D.B. - Donnez-nous un exemple concret de ce que Lean In Beijing vous a apporté.
A.Y. - Le mois dernier, nous avons regardé une vidéo portant sur la négociation, produite par un professeur de l'université Stanford. Nous y avons appris que celle-ci n'a rien à voir avec l'affrontement. Il n'est pas question de deux personnes se battant pour se soutirer mutuellement le maximum. Il s'agit plutôt de viser un règlement gagnant-gagnant. Après le visionnement, nous avons pratiqué ces concepts en groupe de deux. Un mois plus tard, j'ai eu l'occasion de les mettre en pratique au travail. Je voulais deux semaines de vacances pour donner un coup de main à mes parents avec un projet de rénovation. En principe, tout employé non marié dont la famille réside à l'extérieur de Beijing a droit à 21 jours de congé pour des raisons familiales. Mais personne ne les demande, par crainte d'avoir l'air paresseux. Je me suis souvenue des principes de la négociation gagnant-gagnant. Je me suis mise dans les souliers de ma patronne. Il fallait qu'elle puisse m'accorder ce congé sans qu'elle semble me faire un passe-droit. Je lui ai proposé de faire du télétravail pendant mon congé. Ça lui a plu.

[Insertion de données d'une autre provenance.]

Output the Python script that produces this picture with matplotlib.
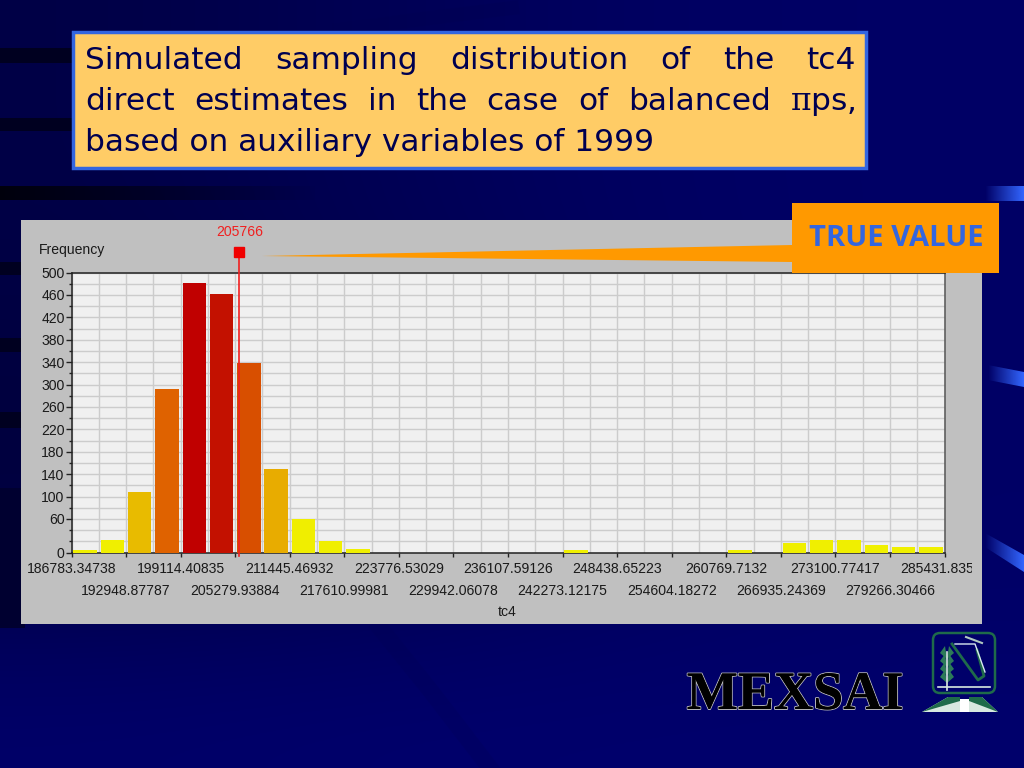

D.B. - Lean In s'adresse aux femmes. Quel rôle voyez-vous pour les hommes dans ce mouvement ?
A.Y. - Les hommes composent la moitié de la population, alors nous n'améliorerons pas le sort des femmes sans leur collaboration. D'ici deux ans, Lean In Beijing compte inclure les hommes dans le dialogue. Nous ne pouvions pas le faire au lancement. Il fallait d'abord créer un espace de confiance entre nous.